--- Written problem ---
Reproduce nothing but the lines from the one with "What seaborn and" through the one with "74.5, 73.4, 74.5, 74.9, 75.1, 74.6, 75.6, 75.8, 75.9]", exactly and with both ends. Omit pictures.

--- Material for this exercise ---
** Start **
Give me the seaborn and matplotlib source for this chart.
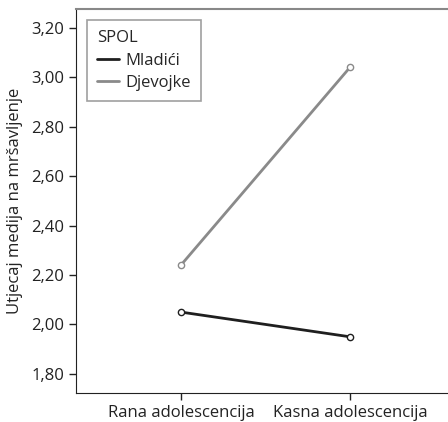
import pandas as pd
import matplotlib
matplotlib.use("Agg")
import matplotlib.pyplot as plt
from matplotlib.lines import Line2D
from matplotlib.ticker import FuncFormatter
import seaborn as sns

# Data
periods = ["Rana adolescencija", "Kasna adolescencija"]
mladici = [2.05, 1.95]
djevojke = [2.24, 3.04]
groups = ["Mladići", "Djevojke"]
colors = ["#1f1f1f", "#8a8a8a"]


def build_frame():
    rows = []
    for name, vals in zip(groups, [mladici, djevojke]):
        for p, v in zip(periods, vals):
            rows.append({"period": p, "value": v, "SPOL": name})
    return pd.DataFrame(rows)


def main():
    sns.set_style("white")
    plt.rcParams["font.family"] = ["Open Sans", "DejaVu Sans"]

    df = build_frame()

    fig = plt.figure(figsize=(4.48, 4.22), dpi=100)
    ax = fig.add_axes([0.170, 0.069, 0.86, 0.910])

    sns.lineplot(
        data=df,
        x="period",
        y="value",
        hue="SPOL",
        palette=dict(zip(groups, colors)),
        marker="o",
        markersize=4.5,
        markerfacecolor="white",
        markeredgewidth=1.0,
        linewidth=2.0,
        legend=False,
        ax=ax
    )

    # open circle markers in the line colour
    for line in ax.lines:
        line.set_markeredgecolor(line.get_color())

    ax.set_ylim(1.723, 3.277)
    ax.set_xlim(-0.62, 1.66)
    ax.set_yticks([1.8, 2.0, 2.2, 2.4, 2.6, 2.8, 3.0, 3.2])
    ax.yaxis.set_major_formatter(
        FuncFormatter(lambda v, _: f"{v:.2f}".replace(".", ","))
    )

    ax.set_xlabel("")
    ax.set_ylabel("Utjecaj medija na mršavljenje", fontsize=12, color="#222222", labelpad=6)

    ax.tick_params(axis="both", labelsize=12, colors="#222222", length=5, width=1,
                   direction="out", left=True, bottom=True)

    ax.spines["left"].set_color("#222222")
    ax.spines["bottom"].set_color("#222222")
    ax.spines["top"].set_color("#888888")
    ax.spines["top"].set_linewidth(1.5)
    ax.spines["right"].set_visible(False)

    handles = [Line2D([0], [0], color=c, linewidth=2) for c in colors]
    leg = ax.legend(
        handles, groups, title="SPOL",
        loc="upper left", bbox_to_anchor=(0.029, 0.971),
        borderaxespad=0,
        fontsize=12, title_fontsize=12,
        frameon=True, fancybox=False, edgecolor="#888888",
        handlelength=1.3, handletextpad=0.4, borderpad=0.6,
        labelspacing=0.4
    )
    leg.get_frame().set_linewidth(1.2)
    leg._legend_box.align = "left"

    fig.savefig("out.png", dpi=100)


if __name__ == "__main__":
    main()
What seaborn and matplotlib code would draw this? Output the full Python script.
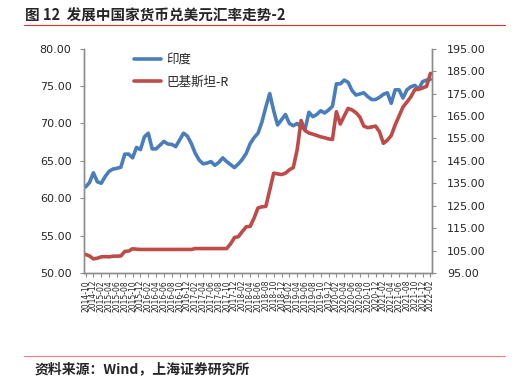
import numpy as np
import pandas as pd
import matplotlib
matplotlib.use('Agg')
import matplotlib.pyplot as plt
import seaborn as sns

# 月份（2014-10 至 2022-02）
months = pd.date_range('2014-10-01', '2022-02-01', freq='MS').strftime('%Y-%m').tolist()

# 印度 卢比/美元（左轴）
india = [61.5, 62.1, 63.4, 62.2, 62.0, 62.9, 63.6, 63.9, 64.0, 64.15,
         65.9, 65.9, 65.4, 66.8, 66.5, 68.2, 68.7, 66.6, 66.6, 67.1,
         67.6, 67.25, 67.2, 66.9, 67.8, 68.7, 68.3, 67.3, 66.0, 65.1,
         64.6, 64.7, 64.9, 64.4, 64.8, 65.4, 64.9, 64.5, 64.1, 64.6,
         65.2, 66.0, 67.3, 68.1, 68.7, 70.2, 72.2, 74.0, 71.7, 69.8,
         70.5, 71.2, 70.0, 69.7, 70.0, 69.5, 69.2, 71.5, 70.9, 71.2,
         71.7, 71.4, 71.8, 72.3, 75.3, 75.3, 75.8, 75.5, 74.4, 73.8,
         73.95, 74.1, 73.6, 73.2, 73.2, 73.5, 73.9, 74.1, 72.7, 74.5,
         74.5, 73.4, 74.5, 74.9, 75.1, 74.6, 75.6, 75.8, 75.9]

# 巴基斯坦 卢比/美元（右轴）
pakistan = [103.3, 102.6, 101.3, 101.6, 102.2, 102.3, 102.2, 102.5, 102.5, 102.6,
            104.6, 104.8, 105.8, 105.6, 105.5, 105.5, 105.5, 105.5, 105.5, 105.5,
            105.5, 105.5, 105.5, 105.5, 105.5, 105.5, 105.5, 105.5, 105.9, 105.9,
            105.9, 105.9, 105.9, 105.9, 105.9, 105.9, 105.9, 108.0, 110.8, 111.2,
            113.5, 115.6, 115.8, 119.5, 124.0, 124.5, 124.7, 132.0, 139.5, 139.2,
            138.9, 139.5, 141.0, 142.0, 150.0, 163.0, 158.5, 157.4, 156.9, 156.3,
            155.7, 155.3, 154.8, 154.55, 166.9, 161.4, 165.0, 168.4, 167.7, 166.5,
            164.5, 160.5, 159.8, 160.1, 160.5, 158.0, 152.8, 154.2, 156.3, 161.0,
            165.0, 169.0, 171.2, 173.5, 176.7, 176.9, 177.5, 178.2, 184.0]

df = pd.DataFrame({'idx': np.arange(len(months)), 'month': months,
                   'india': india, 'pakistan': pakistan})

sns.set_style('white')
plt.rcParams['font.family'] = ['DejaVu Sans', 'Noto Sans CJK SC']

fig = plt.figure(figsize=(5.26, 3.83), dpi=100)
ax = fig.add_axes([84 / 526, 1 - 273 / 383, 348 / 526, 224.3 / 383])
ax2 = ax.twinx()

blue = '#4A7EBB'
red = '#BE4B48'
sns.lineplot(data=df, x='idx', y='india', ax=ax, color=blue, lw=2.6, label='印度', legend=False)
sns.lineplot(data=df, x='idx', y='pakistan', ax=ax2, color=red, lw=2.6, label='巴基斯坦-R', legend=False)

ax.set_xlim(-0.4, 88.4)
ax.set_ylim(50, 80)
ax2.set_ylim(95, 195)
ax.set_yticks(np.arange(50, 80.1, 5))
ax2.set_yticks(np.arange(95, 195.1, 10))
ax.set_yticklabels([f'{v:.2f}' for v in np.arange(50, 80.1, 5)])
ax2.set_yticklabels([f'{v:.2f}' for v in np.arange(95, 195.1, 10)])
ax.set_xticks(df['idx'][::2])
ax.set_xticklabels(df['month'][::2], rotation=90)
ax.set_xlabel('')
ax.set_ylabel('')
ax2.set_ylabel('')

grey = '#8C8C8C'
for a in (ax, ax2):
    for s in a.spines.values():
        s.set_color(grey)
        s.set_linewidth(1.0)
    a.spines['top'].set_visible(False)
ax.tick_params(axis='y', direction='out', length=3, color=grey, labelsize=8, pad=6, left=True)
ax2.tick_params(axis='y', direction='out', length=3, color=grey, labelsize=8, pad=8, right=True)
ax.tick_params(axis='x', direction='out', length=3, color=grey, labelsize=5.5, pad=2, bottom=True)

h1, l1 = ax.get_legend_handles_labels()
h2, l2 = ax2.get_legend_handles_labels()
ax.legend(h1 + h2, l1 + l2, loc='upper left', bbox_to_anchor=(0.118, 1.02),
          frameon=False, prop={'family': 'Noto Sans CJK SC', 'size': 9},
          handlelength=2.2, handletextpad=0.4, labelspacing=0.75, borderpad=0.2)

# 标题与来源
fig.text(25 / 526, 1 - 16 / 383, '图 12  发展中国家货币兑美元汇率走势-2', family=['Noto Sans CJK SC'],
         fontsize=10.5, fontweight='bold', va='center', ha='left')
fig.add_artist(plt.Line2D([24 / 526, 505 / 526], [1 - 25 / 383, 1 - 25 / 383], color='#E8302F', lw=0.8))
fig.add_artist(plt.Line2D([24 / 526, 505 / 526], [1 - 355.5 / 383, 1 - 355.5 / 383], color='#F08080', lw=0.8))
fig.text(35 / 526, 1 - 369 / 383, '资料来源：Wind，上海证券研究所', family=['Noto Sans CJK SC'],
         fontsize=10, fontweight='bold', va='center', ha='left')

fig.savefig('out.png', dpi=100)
** End **
--- Answer ---
What seaborn and matplotlib code would draw this? Output the full Python script.
import numpy as np
import pandas as pd
import matplotlib
matplotlib.use('Agg')
import matplotlib.pyplot as plt
import seaborn as sns

# 月份（2014-10 至 2022-02）
months = pd.date_range('2014-10-01', '2022-02-01', freq='MS').strftime('%Y-%m').tolist()

# 印度 卢比/美元（左轴）
india = [61.5, 62.1, 63.4, 62.2, 62.0, 62.9, 63.6, 63.9, 64.0, 64.15,
         65.9, 65.9, 65.4, 66.8, 66.5, 68.2, 68.7, 66.6, 66.6, 67.1,
         67.6, 67.25, 67.2, 66.9, 67.8, 68.7, 68.3, 67.3, 66.0, 65.1,
         64.6, 64.7, 64.9, 64.4, 64.8, 65.4, 64.9, 64.5, 64.1, 64.6,
         65.2, 66.0, 67.3, 68.1, 68.7, 70.2, 72.2, 74.0, 71.7, 69.8,
         70.5, 71.2, 70.0, 69.7, 70.0, 69.5, 69.2, 71.5, 70.9, 71.2,
         71.7, 71.4, 71.8, 72.3, 75.3, 75.3, 75.8, 75.5, 74.4, 73.8,
         73.95, 74.1, 73.6, 73.2, 73.2, 73.5, 73.9, 74.1, 72.7, 74.5,
         74.5, 73.4, 74.5, 74.9, 75.1, 74.6, 75.6, 75.8, 75.9]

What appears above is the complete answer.